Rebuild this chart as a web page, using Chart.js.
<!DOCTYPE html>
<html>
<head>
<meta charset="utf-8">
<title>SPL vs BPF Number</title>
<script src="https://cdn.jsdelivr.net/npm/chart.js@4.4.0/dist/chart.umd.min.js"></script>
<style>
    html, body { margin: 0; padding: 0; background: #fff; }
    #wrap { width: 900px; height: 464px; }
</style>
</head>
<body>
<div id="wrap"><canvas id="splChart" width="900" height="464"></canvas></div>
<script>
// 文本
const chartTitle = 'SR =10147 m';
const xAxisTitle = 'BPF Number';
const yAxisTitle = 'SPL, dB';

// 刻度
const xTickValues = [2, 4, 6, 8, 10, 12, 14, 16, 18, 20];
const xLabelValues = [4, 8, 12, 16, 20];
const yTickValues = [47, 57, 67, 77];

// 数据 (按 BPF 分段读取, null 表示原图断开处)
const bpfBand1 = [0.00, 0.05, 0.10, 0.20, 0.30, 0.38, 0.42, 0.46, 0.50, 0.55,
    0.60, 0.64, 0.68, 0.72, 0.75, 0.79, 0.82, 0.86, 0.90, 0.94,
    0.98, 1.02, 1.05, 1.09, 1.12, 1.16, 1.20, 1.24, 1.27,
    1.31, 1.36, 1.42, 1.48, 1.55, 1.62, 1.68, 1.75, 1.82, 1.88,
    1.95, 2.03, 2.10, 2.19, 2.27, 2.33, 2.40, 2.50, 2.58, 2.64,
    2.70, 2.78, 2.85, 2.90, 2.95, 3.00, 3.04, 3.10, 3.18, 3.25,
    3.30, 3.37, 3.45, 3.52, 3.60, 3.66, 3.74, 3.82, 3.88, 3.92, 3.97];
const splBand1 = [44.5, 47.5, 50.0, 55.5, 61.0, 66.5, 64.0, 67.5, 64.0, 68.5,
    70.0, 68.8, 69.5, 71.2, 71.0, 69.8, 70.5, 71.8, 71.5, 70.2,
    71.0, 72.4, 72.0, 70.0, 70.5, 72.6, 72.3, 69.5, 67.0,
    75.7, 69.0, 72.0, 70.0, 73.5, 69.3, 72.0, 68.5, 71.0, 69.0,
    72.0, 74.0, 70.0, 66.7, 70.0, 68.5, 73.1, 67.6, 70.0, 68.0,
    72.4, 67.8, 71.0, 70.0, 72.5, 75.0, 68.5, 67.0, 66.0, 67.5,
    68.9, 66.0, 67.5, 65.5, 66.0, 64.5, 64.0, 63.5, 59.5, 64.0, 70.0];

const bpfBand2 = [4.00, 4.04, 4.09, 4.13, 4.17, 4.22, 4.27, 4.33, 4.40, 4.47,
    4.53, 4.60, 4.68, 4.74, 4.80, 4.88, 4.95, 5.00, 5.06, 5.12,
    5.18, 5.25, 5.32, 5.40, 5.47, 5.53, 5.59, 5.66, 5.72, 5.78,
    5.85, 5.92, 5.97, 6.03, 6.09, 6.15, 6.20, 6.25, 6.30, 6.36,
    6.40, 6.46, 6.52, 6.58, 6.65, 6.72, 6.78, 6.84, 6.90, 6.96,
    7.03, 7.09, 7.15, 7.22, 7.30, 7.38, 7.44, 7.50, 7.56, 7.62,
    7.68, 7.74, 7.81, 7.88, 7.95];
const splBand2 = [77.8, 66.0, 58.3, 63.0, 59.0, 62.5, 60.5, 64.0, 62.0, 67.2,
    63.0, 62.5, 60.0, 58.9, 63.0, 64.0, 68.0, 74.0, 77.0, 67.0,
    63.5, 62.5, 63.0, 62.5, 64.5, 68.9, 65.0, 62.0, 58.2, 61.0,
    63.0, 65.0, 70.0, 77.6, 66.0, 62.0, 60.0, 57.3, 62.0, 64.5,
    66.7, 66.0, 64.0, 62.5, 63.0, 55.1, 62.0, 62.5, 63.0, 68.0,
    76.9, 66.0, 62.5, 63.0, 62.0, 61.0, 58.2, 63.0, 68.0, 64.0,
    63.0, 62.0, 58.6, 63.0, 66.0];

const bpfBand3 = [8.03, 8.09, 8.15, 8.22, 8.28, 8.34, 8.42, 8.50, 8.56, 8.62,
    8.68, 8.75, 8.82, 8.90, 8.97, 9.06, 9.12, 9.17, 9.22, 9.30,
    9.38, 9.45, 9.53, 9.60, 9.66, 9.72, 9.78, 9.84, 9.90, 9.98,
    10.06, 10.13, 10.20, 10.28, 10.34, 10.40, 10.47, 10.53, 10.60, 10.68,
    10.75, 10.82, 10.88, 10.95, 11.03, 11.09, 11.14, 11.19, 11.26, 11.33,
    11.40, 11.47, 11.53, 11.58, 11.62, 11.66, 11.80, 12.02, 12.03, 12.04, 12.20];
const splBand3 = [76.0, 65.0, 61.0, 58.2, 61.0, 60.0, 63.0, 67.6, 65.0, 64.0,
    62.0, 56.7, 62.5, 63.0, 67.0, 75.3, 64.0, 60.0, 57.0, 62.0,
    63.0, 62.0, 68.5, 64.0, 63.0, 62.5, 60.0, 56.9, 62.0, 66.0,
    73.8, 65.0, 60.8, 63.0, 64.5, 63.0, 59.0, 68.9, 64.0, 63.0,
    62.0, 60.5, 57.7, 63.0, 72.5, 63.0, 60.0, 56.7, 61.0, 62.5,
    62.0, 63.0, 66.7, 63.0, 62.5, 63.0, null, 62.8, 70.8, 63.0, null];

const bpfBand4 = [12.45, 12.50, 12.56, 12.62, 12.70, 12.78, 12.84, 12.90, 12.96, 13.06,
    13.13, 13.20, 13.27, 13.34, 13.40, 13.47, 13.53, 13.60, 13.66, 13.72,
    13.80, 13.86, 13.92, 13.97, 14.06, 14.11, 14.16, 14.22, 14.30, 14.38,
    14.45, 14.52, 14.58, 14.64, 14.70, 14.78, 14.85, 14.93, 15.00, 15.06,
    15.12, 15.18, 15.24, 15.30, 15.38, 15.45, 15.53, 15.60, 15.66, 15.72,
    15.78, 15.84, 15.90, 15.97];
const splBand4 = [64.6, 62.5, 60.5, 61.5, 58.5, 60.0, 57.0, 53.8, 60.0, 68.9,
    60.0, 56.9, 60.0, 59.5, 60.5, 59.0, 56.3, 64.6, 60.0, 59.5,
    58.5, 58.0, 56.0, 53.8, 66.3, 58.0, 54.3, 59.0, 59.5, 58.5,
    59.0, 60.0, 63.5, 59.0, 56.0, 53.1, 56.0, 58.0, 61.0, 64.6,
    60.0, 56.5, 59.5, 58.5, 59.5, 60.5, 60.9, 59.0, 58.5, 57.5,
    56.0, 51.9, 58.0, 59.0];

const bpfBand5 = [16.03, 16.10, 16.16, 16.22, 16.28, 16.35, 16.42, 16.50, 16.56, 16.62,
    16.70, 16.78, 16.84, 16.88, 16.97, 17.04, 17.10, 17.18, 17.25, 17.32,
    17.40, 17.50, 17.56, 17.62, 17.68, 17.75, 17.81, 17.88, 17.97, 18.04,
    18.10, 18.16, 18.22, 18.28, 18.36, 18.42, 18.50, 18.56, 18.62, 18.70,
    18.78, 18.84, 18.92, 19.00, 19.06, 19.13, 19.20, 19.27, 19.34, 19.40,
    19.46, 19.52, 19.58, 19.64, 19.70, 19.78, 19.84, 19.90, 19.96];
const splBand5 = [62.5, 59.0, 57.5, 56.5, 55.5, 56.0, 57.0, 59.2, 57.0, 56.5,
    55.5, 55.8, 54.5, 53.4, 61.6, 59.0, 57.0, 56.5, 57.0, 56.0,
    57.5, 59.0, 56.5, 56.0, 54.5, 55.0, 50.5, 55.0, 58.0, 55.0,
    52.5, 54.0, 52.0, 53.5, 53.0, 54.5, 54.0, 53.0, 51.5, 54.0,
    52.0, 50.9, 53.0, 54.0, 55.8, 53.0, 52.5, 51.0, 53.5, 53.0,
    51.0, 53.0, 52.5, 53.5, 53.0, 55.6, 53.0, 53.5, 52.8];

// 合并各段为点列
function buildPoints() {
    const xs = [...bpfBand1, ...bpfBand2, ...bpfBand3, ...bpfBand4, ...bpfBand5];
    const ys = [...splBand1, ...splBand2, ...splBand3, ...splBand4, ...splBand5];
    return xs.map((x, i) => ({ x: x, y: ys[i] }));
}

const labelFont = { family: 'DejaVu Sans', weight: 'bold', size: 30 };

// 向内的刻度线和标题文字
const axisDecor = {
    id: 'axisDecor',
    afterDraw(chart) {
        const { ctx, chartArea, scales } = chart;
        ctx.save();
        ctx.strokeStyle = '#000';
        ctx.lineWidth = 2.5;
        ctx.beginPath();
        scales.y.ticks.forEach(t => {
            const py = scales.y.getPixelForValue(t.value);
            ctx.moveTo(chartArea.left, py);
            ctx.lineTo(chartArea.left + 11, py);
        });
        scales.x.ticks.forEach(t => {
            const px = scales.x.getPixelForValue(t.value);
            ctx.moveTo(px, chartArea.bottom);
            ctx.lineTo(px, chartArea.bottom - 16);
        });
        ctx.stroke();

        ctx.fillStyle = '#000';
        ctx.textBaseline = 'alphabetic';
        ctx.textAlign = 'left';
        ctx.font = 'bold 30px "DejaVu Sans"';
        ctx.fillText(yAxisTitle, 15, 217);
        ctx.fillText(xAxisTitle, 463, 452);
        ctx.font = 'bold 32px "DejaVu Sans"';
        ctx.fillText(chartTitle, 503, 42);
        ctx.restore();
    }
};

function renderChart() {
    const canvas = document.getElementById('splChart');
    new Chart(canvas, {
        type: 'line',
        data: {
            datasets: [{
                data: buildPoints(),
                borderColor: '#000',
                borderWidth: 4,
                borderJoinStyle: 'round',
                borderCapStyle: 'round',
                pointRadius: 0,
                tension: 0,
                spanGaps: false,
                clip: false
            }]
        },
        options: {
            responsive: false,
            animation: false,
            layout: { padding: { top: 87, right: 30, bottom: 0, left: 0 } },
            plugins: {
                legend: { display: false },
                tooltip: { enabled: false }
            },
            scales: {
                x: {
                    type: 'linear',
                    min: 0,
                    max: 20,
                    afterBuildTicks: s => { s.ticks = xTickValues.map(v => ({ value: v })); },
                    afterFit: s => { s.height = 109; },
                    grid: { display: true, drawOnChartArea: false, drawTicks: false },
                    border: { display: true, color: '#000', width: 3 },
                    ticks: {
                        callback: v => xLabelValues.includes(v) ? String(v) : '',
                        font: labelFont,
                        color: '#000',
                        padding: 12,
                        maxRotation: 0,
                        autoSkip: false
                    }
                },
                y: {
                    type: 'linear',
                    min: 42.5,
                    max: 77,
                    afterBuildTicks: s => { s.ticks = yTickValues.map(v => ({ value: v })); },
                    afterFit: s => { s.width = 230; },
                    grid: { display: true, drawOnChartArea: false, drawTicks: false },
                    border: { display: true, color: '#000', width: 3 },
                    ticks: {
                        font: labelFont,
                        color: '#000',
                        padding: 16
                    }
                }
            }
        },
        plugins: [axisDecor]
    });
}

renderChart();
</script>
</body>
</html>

++++++++

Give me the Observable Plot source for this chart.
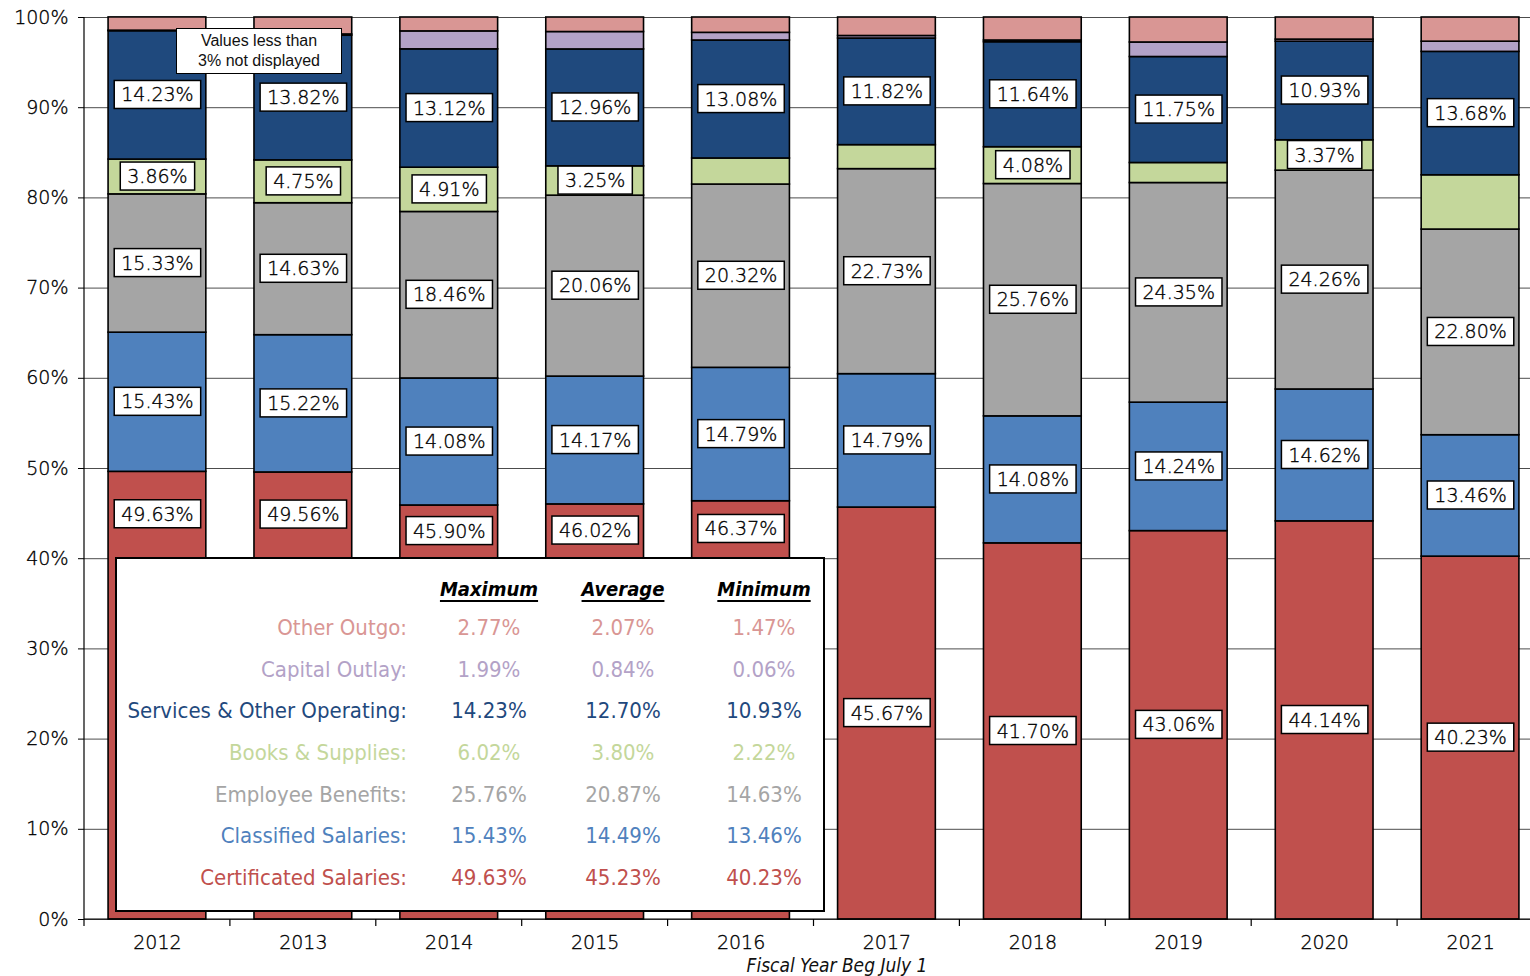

++++++++

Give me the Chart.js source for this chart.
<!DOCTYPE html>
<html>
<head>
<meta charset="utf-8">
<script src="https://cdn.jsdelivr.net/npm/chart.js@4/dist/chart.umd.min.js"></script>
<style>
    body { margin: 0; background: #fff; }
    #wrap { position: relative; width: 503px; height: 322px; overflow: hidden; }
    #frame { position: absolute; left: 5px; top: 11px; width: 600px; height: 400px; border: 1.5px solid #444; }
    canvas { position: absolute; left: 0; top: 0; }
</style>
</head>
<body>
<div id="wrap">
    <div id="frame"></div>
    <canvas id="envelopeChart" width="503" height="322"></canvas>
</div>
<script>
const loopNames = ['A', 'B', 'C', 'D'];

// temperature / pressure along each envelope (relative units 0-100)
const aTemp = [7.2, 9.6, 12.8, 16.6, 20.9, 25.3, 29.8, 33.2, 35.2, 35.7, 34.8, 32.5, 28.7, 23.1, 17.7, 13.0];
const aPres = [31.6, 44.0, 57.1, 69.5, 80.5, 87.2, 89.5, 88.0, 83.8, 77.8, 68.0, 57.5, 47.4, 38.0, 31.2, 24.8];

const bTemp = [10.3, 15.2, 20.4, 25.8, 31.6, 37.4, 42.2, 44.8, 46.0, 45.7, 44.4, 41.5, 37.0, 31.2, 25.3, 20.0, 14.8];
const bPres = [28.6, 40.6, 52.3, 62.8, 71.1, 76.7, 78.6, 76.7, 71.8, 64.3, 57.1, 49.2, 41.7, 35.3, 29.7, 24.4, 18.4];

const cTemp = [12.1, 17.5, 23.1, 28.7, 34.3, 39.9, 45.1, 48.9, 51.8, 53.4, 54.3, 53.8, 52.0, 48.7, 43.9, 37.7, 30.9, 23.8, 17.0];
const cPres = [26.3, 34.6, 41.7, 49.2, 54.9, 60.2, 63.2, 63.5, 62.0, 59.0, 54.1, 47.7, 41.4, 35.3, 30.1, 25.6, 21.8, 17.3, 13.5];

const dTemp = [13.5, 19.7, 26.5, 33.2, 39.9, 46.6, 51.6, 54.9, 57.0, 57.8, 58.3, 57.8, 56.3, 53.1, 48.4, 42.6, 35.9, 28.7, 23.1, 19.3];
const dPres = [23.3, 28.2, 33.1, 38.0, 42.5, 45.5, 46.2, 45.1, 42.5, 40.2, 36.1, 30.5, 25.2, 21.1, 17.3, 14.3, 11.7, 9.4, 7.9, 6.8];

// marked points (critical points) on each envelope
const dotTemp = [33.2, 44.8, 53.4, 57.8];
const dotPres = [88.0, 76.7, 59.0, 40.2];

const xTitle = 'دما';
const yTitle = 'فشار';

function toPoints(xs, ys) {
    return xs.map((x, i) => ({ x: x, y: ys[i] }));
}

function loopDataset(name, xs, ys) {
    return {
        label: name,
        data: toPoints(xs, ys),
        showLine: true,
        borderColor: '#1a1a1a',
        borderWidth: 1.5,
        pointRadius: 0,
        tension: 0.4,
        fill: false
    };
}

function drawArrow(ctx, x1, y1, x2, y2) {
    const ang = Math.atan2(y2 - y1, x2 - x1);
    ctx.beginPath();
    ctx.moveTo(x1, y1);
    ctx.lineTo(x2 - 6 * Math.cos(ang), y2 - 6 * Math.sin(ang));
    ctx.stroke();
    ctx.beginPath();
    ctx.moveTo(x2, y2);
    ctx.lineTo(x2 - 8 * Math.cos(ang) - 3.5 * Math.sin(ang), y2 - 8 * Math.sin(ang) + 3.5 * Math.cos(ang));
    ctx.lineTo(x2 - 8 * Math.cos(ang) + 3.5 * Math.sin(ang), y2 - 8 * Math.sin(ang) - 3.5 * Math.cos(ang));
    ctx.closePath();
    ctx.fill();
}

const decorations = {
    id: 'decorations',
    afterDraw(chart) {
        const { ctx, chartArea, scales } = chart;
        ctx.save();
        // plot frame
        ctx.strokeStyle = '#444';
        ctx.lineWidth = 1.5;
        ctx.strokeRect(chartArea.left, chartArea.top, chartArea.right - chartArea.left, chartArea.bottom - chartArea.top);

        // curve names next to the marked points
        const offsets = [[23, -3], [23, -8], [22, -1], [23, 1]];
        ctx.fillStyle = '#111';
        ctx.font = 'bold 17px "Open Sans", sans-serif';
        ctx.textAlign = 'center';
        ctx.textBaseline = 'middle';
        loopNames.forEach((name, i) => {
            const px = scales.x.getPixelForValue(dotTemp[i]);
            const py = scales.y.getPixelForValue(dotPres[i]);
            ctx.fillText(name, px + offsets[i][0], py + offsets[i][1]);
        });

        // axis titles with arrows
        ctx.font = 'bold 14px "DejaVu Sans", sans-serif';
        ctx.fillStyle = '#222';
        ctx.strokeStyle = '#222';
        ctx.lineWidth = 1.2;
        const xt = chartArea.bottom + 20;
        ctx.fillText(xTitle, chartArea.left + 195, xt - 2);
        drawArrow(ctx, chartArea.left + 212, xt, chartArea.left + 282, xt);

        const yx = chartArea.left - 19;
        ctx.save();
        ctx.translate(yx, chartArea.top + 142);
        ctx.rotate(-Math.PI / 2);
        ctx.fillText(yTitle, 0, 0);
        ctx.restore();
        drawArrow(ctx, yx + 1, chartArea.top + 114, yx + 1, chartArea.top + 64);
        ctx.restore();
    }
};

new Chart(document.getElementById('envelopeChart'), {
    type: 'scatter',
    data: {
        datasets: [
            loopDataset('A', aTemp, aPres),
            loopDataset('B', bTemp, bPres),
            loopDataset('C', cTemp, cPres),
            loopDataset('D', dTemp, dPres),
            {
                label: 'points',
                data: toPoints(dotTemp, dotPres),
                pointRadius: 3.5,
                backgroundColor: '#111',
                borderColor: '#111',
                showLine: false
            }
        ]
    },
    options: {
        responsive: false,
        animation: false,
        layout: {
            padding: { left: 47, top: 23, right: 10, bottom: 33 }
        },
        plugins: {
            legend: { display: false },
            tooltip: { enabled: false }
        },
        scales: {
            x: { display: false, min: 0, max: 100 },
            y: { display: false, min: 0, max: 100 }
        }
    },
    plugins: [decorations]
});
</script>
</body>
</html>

++++++++

### WHAT YOU SHOULD DO
Determine how many lines of the entries above carry the string "source", and give that number alone.

### WRITTEN SOLUTION
2